What is being asked:
Keep only the lines from the top of the listing through the one with "plt.rcParams['font.family'] = ['Liberation", and reproduce them unaltered.

Data excerpts:
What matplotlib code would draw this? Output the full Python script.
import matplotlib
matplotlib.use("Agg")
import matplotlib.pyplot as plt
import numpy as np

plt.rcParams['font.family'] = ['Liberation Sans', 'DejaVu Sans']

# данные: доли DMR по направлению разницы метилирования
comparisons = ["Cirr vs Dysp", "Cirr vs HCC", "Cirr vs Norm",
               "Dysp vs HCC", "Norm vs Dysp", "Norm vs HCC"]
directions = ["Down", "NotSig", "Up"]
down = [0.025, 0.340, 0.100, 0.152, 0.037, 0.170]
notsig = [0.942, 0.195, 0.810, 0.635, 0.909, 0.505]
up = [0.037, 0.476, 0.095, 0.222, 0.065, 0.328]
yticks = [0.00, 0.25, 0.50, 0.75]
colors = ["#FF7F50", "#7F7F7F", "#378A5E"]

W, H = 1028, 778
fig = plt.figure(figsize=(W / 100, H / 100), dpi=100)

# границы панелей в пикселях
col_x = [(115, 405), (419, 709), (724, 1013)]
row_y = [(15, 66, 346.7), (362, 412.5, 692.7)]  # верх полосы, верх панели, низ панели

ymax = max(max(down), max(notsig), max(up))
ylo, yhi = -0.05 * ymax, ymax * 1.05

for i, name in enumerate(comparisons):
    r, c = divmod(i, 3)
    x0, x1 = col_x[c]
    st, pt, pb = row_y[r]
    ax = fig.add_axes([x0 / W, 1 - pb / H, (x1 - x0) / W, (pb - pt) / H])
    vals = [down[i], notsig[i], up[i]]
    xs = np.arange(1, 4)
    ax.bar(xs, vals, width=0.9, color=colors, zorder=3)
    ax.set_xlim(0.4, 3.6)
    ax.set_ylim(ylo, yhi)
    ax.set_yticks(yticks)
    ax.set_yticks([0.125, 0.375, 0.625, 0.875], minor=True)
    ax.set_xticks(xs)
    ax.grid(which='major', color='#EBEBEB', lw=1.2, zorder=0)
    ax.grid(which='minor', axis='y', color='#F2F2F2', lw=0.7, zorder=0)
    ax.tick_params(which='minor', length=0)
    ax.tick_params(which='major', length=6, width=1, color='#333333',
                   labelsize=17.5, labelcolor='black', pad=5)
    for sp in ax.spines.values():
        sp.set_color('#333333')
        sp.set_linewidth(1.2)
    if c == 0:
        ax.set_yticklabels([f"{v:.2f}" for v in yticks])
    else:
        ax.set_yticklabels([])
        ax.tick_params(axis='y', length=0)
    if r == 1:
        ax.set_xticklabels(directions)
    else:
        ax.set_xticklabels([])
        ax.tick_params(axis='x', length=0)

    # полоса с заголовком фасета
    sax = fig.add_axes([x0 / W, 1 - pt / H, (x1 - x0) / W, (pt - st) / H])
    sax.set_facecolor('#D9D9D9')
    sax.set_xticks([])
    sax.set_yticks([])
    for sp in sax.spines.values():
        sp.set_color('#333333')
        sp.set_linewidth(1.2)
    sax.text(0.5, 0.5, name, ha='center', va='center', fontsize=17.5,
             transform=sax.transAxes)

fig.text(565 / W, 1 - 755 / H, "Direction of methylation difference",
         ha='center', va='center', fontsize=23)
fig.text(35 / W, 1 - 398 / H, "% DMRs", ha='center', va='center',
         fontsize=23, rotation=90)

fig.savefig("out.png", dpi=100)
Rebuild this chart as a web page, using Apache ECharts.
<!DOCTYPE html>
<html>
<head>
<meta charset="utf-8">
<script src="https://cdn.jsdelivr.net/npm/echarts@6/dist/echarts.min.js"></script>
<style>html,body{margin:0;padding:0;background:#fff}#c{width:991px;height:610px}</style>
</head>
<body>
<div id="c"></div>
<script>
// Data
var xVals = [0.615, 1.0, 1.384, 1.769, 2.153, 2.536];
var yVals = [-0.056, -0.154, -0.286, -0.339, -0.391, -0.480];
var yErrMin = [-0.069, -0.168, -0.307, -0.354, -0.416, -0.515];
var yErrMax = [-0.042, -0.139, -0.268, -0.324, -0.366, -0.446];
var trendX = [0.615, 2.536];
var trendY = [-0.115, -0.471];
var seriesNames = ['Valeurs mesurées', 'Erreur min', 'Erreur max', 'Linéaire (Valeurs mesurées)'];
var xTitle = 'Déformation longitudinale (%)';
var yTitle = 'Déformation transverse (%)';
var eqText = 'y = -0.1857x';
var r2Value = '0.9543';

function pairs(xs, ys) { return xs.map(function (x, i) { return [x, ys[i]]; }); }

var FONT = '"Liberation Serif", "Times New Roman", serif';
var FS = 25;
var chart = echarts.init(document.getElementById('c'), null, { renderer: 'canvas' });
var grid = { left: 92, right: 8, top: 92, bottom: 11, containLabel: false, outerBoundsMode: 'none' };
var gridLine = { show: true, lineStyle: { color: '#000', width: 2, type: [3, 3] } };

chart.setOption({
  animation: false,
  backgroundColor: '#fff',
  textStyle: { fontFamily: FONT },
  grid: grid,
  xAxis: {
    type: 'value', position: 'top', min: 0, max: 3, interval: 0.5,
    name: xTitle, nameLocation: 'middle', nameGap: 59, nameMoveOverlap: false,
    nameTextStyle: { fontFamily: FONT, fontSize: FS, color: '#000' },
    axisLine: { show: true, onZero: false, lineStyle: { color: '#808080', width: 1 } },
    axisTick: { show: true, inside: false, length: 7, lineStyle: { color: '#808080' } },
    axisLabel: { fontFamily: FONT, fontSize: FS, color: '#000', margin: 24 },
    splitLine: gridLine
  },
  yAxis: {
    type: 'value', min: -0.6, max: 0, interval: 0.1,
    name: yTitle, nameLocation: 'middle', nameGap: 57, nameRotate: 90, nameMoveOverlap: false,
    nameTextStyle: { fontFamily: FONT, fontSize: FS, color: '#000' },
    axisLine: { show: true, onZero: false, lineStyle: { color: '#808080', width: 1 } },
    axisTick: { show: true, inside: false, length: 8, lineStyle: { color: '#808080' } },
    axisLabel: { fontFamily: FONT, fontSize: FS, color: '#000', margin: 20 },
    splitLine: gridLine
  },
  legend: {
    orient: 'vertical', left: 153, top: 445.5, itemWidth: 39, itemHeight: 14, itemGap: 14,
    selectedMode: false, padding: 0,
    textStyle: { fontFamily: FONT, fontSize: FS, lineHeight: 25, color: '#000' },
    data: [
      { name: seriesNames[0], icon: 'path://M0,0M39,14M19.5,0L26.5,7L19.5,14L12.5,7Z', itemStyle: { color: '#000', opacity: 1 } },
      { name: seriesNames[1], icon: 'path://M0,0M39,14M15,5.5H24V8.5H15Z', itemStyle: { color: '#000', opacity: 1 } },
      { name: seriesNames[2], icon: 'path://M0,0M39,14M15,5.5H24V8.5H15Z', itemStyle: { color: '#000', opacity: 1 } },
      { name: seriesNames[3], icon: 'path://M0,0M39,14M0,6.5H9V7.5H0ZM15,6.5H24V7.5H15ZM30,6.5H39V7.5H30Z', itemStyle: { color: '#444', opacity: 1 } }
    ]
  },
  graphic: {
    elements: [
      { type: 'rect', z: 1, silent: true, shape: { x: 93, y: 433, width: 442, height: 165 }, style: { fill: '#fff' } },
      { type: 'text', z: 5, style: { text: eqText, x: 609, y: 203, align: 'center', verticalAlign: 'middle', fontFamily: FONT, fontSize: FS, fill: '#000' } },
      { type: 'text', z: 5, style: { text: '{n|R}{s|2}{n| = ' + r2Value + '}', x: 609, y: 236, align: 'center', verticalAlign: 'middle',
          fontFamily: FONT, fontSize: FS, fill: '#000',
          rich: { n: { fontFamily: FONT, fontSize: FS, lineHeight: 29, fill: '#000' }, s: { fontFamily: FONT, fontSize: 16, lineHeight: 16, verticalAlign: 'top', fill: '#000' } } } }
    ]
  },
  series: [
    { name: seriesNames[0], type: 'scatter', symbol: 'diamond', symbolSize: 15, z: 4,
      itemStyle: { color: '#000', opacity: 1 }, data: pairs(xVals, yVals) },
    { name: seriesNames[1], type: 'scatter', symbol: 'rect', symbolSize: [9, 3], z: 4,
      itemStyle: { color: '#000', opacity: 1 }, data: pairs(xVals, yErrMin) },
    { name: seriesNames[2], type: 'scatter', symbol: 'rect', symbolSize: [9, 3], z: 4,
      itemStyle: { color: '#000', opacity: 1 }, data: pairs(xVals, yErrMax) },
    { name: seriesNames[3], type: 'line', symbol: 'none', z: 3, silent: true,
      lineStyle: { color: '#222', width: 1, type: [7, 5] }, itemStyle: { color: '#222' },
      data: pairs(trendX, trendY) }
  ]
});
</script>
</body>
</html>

Output:
What matplotlib code would draw this? Output the full Python script.
import matplotlib
matplotlib.use("Agg")
import matplotlib.pyplot as plt
import numpy as np

plt.rcParams['font.family'] = ['Liberation Sans', 'DejaVu Sans']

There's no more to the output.